» **Given request**:
Write out the whole listing exactly as it stands.

» **Available data**:
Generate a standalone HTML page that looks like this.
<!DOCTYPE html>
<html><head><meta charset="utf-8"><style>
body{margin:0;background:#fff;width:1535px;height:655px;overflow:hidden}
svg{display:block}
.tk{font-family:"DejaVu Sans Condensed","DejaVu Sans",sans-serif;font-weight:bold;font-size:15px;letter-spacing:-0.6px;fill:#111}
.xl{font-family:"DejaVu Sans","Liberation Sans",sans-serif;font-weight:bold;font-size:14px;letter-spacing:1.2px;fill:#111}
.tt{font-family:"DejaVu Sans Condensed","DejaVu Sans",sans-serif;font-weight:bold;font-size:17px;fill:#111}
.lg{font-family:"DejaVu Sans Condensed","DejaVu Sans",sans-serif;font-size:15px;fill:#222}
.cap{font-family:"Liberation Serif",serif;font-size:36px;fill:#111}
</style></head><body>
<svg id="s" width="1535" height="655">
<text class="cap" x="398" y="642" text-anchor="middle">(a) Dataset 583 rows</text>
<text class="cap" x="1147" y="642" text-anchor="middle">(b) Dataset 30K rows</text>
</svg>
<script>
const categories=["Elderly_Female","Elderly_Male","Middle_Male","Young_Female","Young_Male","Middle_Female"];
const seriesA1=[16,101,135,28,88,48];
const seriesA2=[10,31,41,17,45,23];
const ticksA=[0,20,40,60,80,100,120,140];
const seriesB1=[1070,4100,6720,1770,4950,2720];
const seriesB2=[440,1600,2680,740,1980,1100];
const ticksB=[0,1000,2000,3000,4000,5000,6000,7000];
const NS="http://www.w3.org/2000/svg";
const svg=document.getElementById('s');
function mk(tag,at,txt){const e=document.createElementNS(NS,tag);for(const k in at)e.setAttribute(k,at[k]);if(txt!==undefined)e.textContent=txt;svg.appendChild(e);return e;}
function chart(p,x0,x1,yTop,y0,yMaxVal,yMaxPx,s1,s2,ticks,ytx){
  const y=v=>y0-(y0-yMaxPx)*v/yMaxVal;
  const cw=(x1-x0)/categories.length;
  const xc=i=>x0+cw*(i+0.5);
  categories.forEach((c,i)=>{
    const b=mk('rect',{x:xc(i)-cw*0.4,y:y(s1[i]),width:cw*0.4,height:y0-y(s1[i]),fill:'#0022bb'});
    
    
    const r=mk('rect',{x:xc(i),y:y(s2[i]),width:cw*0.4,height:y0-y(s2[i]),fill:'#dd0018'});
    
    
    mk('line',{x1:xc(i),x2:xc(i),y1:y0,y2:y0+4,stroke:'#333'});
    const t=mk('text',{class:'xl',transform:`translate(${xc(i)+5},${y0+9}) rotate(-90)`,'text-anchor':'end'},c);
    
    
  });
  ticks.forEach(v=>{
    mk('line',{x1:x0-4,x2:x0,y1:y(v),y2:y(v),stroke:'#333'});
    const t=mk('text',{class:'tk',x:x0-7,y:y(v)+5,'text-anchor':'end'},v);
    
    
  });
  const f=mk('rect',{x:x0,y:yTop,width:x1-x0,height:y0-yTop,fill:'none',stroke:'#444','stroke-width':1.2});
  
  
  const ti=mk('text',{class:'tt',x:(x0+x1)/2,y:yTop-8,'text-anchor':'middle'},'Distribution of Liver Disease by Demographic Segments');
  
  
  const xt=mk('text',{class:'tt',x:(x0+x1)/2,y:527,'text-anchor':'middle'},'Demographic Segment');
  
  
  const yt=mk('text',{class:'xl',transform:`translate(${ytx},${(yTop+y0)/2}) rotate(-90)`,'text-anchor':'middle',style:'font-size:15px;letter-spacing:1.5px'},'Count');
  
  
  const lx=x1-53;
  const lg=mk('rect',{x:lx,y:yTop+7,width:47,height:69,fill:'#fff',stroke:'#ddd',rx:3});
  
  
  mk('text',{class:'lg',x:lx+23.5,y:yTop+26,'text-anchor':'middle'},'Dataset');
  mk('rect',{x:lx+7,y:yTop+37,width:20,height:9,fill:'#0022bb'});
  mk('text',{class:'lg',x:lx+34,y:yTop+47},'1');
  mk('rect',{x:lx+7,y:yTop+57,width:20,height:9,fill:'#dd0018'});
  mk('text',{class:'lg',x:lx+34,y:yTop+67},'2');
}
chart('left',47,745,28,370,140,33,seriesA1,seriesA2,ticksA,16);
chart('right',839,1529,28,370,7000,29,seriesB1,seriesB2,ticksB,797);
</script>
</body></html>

» **Full output**:
Generate a standalone HTML page that looks like this.
<!DOCTYPE html>
<html><head><meta charset="utf-8"><style>
body{margin:0;background:#fff;width:1535px;height:655px;overflow:hidden}
svg{display:block}
.tk{font-family:"DejaVu Sans Condensed","DejaVu Sans",sans-serif;font-weight:bold;font-size:15px;letter-spacing:-0.6px;fill:#111}
.xl{font-family:"DejaVu Sans","Liberation Sans",sans-serif;font-weight:bold;font-size:14px;letter-spacing:1.2px;fill:#111}
.tt{font-family:"DejaVu Sans Condensed","DejaVu Sans",sans-serif;font-weight:bold;font-size:17px;fill:#111}
.lg{font-family:"DejaVu Sans Condensed","DejaVu Sans",sans-serif;font-size:15px;fill:#222}
.cap{font-family:"Liberation Serif",serif;font-size:36px;fill:#111}
</style></head><body>
<svg id="s" width="1535" height="655">
<text class="cap" x="398" y="642" text-anchor="middle">(a) Dataset 583 rows</text>
<text class="cap" x="1147" y="642" text-anchor="middle">(b) Dataset 30K rows</text>
</svg>
<script>
const categories=["Elderly_Female","Elderly_Male","Middle_Male","Young_Female","Young_Male","Middle_Female"];
const seriesA1=[16,101,135,28,88,48];
const seriesA2=[10,31,41,17,45,23];
const ticksA=[0,20,40,60,80,100,120,140];
const seriesB1=[1070,4100,6720,1770,4950,2720];
const seriesB2=[440,1600,2680,740,1980,1100];
const ticksB=[0,1000,2000,3000,4000,5000,6000,7000];
const NS="http://www.w3.org/2000/svg";
const svg=document.getElementById('s');
function mk(tag,at,txt){const e=document.createElementNS(NS,tag);for(const k in at)e.setAttribute(k,at[k]);if(txt!==undefined)e.textContent=txt;svg.appendChild(e);return e;}
function chart(p,x0,x1,yTop,y0,yMaxVal,yMaxPx,s1,s2,ticks,ytx){
  const y=v=>y0-(y0-yMaxPx)*v/yMaxVal;
  const cw=(x1-x0)/categories.length;
  const xc=i=>x0+cw*(i+0.5);
  categories.forEach((c,i)=>{
    const b=mk('rect',{x:xc(i)-cw*0.4,y:y(s1[i]),width:cw*0.4,height:y0-y(s1[i]),fill:'#0022bb'});
    
    
    const r=mk('rect',{x:xc(i),y:y(s2[i]),width:cw*0.4,height:y0-y(s2[i]),fill:'#dd0018'});
    
    
    mk('line',{x1:xc(i),x2:xc(i),y1:y0,y2:y0+4,stroke:'#333'});
    const t=mk('text',{class:'xl',transform:`translate(${xc(i)+5},${y0+9}) rotate(-90)`,'text-anchor':'end'},c);
    
    
  });
  ticks.forEach(v=>{
    mk('line',{x1:x0-4,x2:x0,y1:y(v),y2:y(v),stroke:'#333'});
    const t=mk('text',{class:'tk',x:x0-7,y:y(v)+5,'text-anchor':'end'},v);
    
    
  });
  const f=mk('rect',{x:x0,y:yTop,width:x1-x0,height:y0-yTop,fill:'none',stroke:'#444','stroke-width':1.2});
  
  
  const ti=mk('text',{class:'tt',x:(x0+x1)/2,y:yTop-8,'text-anchor':'middle'},'Distribution of Liver Disease by Demographic Segments');
  
  
  const xt=mk('text',{class:'tt',x:(x0+x1)/2,y:527,'text-anchor':'middle'},'Demographic Segment');
  
  
  const yt=mk('text',{class:'xl',transform:`translate(${ytx},${(yTop+y0)/2}) rotate(-90)`,'text-anchor':'middle',style:'font-size:15px;letter-spacing:1.5px'},'Count');
  
  
  const lx=x1-53;
  const lg=mk('rect',{x:lx,y:yTop+7,width:47,height:69,fill:'#fff',stroke:'#ddd',rx:3});
  
  
  mk('text',{class:'lg',x:lx+23.5,y:yTop+26,'text-anchor':'middle'},'Dataset');
  mk('rect',{x:lx+7,y:yTop+37,width:20,height:9,fill:'#0022bb'});
  mk('text',{class:'lg',x:lx+34,y:yTop+47},'1');
  mk('rect',{x:lx+7,y:yTop+57,width:20,height:9,fill:'#dd0018'});
  mk('text',{class:'lg',x:lx+34,y:yTop+67},'2');
}
chart('left',47,745,28,370,140,33,seriesA1,seriesA2,ticksA,16);
chart('right',839,1529,28,370,7000,29,seriesB1,seriesB2,ticksB,797);
</script>
</body></html>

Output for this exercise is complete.